Neanche un mese dopo – e svariati articoli usciti sulle testate di settore più prestigiose che parlavano di un film senza mercato – il cineasta italo-americano ha presentato la pellicola a Cannes 77 dove è stata accolta da reazioni fortemente contrastanti. “Il cinema è fatto di arte e business”, commenta Coppola seduto su una poltrona della sala Fellini di Cinecittà.
“Chi si occupa del secondo aspetto vuole che i film vengano realizzati in base ad una formula predefinita come quella della Coca Cola che, in un certo senso, crea dipendenza e viene propinata al pubblico sempre uguale. Un cinema che non corre rischi. Ma io credo che il cinema sia arte. Per Megalopolis non volevo usare la formula, volevo un finale gioioso, pieno di speranza. Credo che sia stato accolto come lo fu Apocalypse Now. O lo amavi o lo odiavi. E la stessa cosa sta accadendo ora”.
Dietro le quinte
A luglio Variety ha pubblicato un video del dietro le quinte del film alludendo al fatto che il regista avesse avuto comportamenti sessualmente inappropriati nei confronti di alcune comparse sul set di Atlanta. Per tutta risposta Coppola ha presentato una causa per diffamazione contro il magazine e due dei suoi giornalisti chiedendo 15 milioni di dollari di risarcimento. Come se non bastasse lo scorso agosto Lionsgate, distributore americano del film, ha ritirato il trailer a poche ore dalla diffusione ammettendo di “aver fatto un casino” inserendo delle citazioni inventate probabilmente utilizzando l’intelligenza artificiale.
A questo va aggiunto che per i freddi dati del box office la pellicola è da considerarsi un flop: quasi 11 milioni di dollari incassati nel mondo finora al fronte del 140 spesi di tasca dello stesso Coppola per produrlo e distribuirlo.
Un pensiero fisso, un’ossessione che dagli anni Ottanta non lo ha mai più abbandonato.
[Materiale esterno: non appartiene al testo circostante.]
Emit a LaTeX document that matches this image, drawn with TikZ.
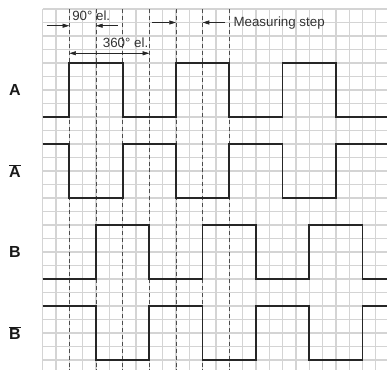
\documentclass[tikz,border=0pt]{standalone}
\usepackage{fontspec}
\setmainfont{Liberation Sans}
\usetikzlibrary{arrows.meta,positioning}
\tikzset{
  gridln/.style ={draw=black!17,line width=0.85pt},
  guide/.style  ={draw=black!70,line width=0.65pt,dash pattern=on 3pt off 2.2pt},
  wave/.style   ={draw=black!85,line width=1.3pt,line join=miter},
  dim/.style    ={->,draw=black!85,line width=0.5pt},
  sig/.style    ={font=\bfseries\fontsize{12}{14}\selectfont,inner sep=0pt,text=black!90},
  dimlab/.style ={font=\fontsize{10}{12}\selectfont,inner sep=1pt,anchor=west,text=black!80},
}

\begin{document}
\begin{tikzpicture}[
  x=10pt, y=10.125pt,
  >={Triangle[length=5pt,width=3pt]},
]
\useasboundingbox (-3.2,0.667) rectangle (25.83,-26.74);
%% grid
\foreach \i in {0,...,25}
  \draw[gridln] (\i,0) -- (\i,-26.74);
\foreach \j in {0,...,26}
  \draw[gridln] (0,-\j) -- (25.83,-\j);
%% guide lines, one every 90 deg el.
\foreach \i in {2,4,...,14}
  \draw[guide] (\i,0) -- (\i,-26.74);
%% signals
\node[sig] (lA)  at (-2.08,-6)  {A};
\node[sig] (lAn) at (-2.08,-12) {$\overline{\mbox{A}}$};
\node[sig] (lB)  at (-2.08,-18) {B};
\node[sig] (lBn) at (-2.08,-24) {$\overline{\mbox{B}}$};
\draw[wave] (0,-8) -| (2,-4) -| (6,-8) -| (10,-4) -| (14,-8)
            -| (18,-4) -| (22,-8) -- (25.83,-8);               % A
\draw[wave] (0,-10) -| (2,-14) -| (6,-10) -| (10,-14) -| (14,-10)
            -| (18,-14) -| (22,-10) -- (25.83,-10);            % A bar
\draw[wave] (0,-20) -| (4,-16) -| (8,-20) -| (12,-16) -| (16,-20)
            -| (20,-16) -| (24,-20) -- (25.83,-20);            % B
\draw[wave] (0,-22) -| (4,-26) -| (8,-22) -| (12,-26) -| (16,-22)
            -| (20,-26) -| (24,-22) -- (25.83,-22);            % B bar
%% 90 deg el.
\coordinate (q0) at (0.3,-1.24);
\coordinate (q1) at (2,-1.24);
\coordinate (q2) at (4,-1.24);
\coordinate (q3) at (5.65,-1.24);
\draw[dim] (q0) -- (q1);
\draw[dim] (q3) -- (q2);
\node[dimlab] (l90) at (2.1,-0.52) {90° el.};
%% 360 deg el.
\coordinate (p0) at (2,-3.28);
\coordinate (p1) at (8,-3.28);
\draw[dim,<->] (p0) -- (p1);
\node[dimlab] (l360) at (4.4,-2.52) {360° el.};
%% measuring step
\coordinate (m0) at (8.2,-1.0);
\coordinate (m1) at (10,-1.0);
\coordinate (m2) at (12,-1.0);
\coordinate (m3) at (13.7,-1.0);
\draw[dim] (m0) -- (m1);
\draw[dim] (m3) -- (m2);
\node[dimlab] (lstep) at (14.2,-1.04) {Measuring step};
\end{tikzpicture}
\end{document}
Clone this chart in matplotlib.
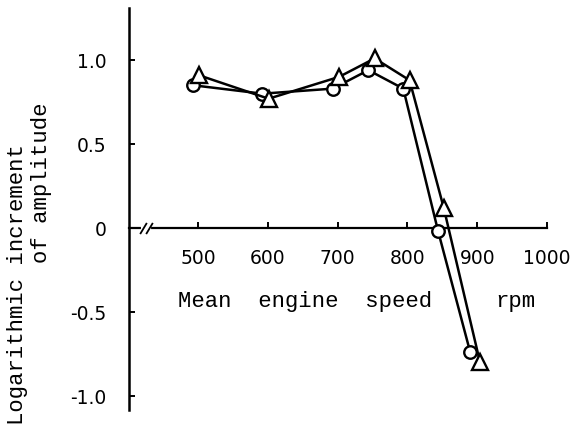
import numpy as np
import matplotlib
matplotlib.use("Agg")
import matplotlib.pyplot as plt

# values (circles and triangles)
circle_rpm = [493, 592, 693, 744, 794, 844, 890]
circle_val = [0.85, 0.80, 0.83, 0.94, 0.83, -0.02, -0.74]
tri_rpm = [501, 601, 702, 753, 803, 852, 904]
tri_val = [0.91, 0.77, 0.90, 1.01, 0.88, 0.12, -0.80]

x_ticks = [500, 600, 700, 800, 900, 1000]
y_ticks = [1.0, 0.5, 0.0, -0.5, -1.0]
y_ticklabels = ["1.0", "0.5", "0", "-0.5", "-1.0"]

plt.rcParams["font.family"] = ["DejaVu Sans"]

W, H = 574, 428
fig = plt.figure(figsize=(W / 100, H / 100), dpi=100)
ax = fig.add_axes([129 / W, 1 - 410 / H, (561 - 129) / W, 402 / H])

ax.set_xlim(401, 1020)
ax.set_ylim(-1.083, 1.31)

for s in ["top", "right"]:
    ax.spines[s].set_visible(False)
ax.spines["bottom"].set_position(("data", 0))
ax.spines["bottom"].set_bounds(401, 1000)
ax.spines["left"].set_linewidth(1.8)
ax.spines["bottom"].set_linewidth(1.6)

ax.set_xticks(x_ticks)
ax.set_xticklabels([str(v) for v in x_ticks])
ax.set_yticks(y_ticks)
ax.set_yticklabels(y_ticklabels)
ax.tick_params(axis="x", direction="in", length=4, width=1.4, pad=15,
               labelsize=13.5)
ax.tick_params(axis="y", direction="in", length=4, width=1.4, pad=16,
               labelsize=13.5)

# axis break marks near the left end of the x axis
brk_x = [421, 429]
ax.plot(brk_x, [0, 0], color="white", lw=3, zorder=3, clip_on=False)
ax.plot(brk_x, [0, 0], ls="none", marker=[(-0.6, -1), (0.6, 1)],
        markersize=8, mew=1.3, color="black", zorder=4, clip_on=False)

ax.plot(circle_rpm, circle_val, color="black", lw=1.8, marker="o",
        markersize=9, mfc="white", mec="black", mew=1.7, zorder=5, clip_on=False)
ax.plot(tri_rpm, tri_val, color="black", lw=1.8, marker="^",
        markersize=11, mfc="white", mec="black", mew=1.7, zorder=6, clip_on=False)

mono = dict(family="Liberation Mono", size=16)
fig.text(18 / W, 1 - 285 / H, "Logarithmic increment", rotation=90,
         ha="center", va="center", **mono)
fig.text(42 / W, 1 - 183 / H, "of amplitude", rotation=90,
         ha="center", va="center", **mono)
fig.text(178 / W, 1 - 307 / H, "Mean  engine  speed", ha="left",
         va="baseline", **mono)
fig.text(495 / W, 1 - 307 / H, "rpm", ha="left", va="baseline", **mono)

fig.savefig("out.png", dpi=100)
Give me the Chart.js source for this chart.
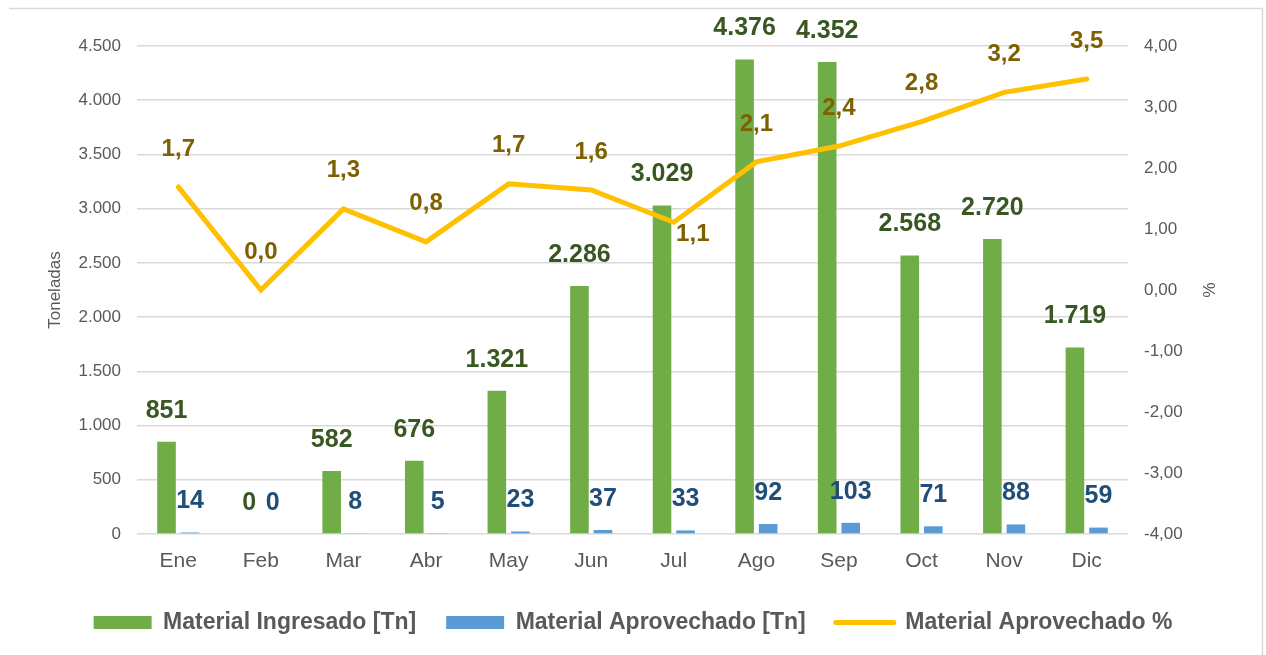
<!DOCTYPE html>
<html><head><meta charset="utf-8">
<script src="https://cdn.jsdelivr.net/npm/chart.js@4.4.1/dist/chart.umd.min.js"></script>
<style>html,body{margin:0;padding:0;background:#fff;}canvas{display:block;}</style>
</head><body>
<canvas id="c" width="1266" height="655"></canvas>
<script>
const months = ['Ene','Feb','Mar','Abr','May','Jun','Jul','Ago','Sep','Oct','Nov','Dic'];
const ingresado = [851,0,582,676,1321,2286,3029,4376,4352,2568,2720,1719];
const aprovechado = [14,0,8,5,23,37,33,92,103,71,88,59];
const aprovechadoPct = [1.69,0.0,1.33,0.79,1.74,1.64,1.11,2.10,2.36,2.76,3.24,3.46];
const seriesNames = ['Material Ingresado [Tn]','Material Aprovechado [Tn]','Material Aprovechado %'];

const FONT = "'Liberation Sans', Arial, sans-serif";
Chart.defaults.font.family = FONT;
const GREY = '#595959';

function thousands(v){ return String(Math.round(v)).replace(/\B(?=(\d{3})+(?!\d))/g,'.'); }
function comma(v,d){ return v.toFixed(d).replace('.',','); }

const frame = {
  id:'frame',
  beforeDraw(chart){
    const c = chart.ctx;
    c.save();
    c.fillStyle='#fff'; c.fillRect(0,0,chart.width,chart.height);
    c.strokeStyle='#D9D9D9'; c.lineWidth=1.5;
    c.beginPath(); c.moveTo(9,8.5); c.lineTo(1262.5,8.5); c.lineTo(1262.5,chart.height); c.stroke();
    c.restore();
  }
};

// label placement exceptions for the % line (Excel-style "right" placement)
const pctLabelRight = new Set([6]);

const valueLabels = {
  id:'valueLabels',
  afterDatasetsDraw(chart){
    const c = chart.ctx;
    chart.data.datasets.forEach((ds,di)=>{
      const meta = chart.getDatasetMeta(di);
      meta.data.forEach((el,i)=>{
        const v = ds.data[i];
        let x = el.x, y, text;
        c.save();
        if (ds.type==='line'){
          text = comma(v,1);
          c.font = "bold 24px "+FONT;
          if (pctLabelRight.has(i)) { x += 19; y = el.y + 12; }
          else { y = el.y - 38; }
        } else {
          text = thousands(v);
          c.font = "bold 25px "+FONT;
          y = el.y - 31;
        }
        c.fillStyle = ds.labelColor;
        c.textAlign='center'; c.textBaseline='middle';
        c.fillText(text,x,y);
        c.restore();
      });
    });
  }
};

new Chart(document.getElementById('c'),{
  data:{
    labels: months,
    datasets:[
      {type:'bar', label:seriesNames[0], data:ingresado, backgroundColor:'#70AD47', labelColor:'#385723',
       yAxisID:'y', order:2, categoryPercentage:0.57, barPercentage:0.79},
      {type:'bar', label:seriesNames[1], data:aprovechado, backgroundColor:'#5B9BD5', labelColor:'#1F4E79',
       yAxisID:'y', order:2, categoryPercentage:0.57, barPercentage:0.79},
      {type:'line', label:seriesNames[2], data:aprovechadoPct, borderColor:'#FFC000', backgroundColor:'#FFC000',
       labelColor:'#7F6000', borderWidth:5, pointRadius:0, tension:0, yAxisID:'y1', order:1, borderCapStyle:'round'}
    ]
  },
  options:{
    responsive:false, maintainAspectRatio:false, animation:false,
    layout:{padding:{top:46,left:0,right:0,bottom:11}},
    plugins:{
      tooltip:{enabled:false},
      legend:{
        position:'bottom',
        labels:{
          usePointStyle:true, pointStyleWidth:58, boxHeight:13, padding:30,
          font:{size:23, weight:'bold', family:FONT}, color:GREY,
          generateLabels(chart){
            return chart.data.datasets.map((ds,i)=>({
              text: ds.label,
              fillStyle: ds.type==='line'? ds.borderColor : ds.backgroundColor,
              strokeStyle: ds.type==='line'? ds.borderColor : ds.backgroundColor,
              lineWidth: ds.type==='line'? 5 : 0,
              lineCap:'round',
              pointStyle: ds.type==='line'? 'line' : 'rect',
              fontColor: GREY,
              hidden:false,
              datasetIndex:i
            }));
          }
        }
      }
    },
    scales:{
      x:{
        grid:{display:false, drawTicks:false}, border:{display:false},
        ticks:{font:{size:21}, color:GREY, padding:15},
        afterFit(s){ s.height = 47; }
      },
      y:{
        position:'left', min:0, max:4500,
        ticks:{stepSize:500, padding:16, font:{size:17}, color:GREY, callback:(v)=>thousands(v)},
        grid:{color:'#D9D9D9', lineWidth:1.5, drawTicks:false}, border:{display:false},
        title:{display:true, text:'Toneladas', font:{size:17}, color:GREY, padding:{top:45,bottom:0}},
        afterFit(s){ s.width = 137; }
      },
      y1:{
        position:'right', min:-4, max:4,
        ticks:{stepSize:1, padding:16, font:{size:17}, color:GREY, callback:(v)=>comma(v,2)},
        grid:{display:false, drawTicks:false}, border:{display:false},
        title:{display:true, text:'%', font:{size:17}, color:GREY, padding:{top:48,bottom:0}},
        afterFit(s){ s.width = 138; }
      }
    }
  },
  plugins:[frame, valueLabels]
});
</script>
</body></html>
Un’epopea che vede al centro lo scontro tra un architetto geniale e utopico con il potere di fermare il tempo, Cesar Catilina (Adam Driver) e il sindaco ultraconservatore di New Rome – una New York idealmente discendente dall’impero romano – Franklin Cicerone (Giancarlo Esposito). Due visioni opposte per un film mastodontico e così ricco di tematiche da far impallidire buona parte delle grandi produzioni contemporanee.
L’arte è cambiare. Sempre
Il racconto di una società al collasso e un sogno per il domani racchiuso nelle mani di un uomo che per vivere immagina e costruisce nuovi mondi. Impossibile in quel declino non vedere un parallelo con gli Stati Uniti di oggi.
“Penso che la repubblica americana sia esposta ad un grandissimo rischio”, ammette il regista. “Ma dovremmo ricordare quello che diceva Pico della Mirandola: ‘L’essere umano è un genio capace e in grado di risolvere qualsiasi problema si trovi ad incontrare’”. Un messaggio di speranza come quello che pervade ogni secondo di Megalopolis fino alla sua immagine finale. Un film indubbiamente imperfetto, eppure indubbiamente confortante. Nonostante tutto.
Perché immaginato da un regista architetto che crede nel futuro. “Il cinema dei vostri nipoti sarà così diverso dal cinema di oggi che lo non possiamo nemmeno immaginare. E questo è un bene, perché l’arte dovrebbe sempre cambiare”.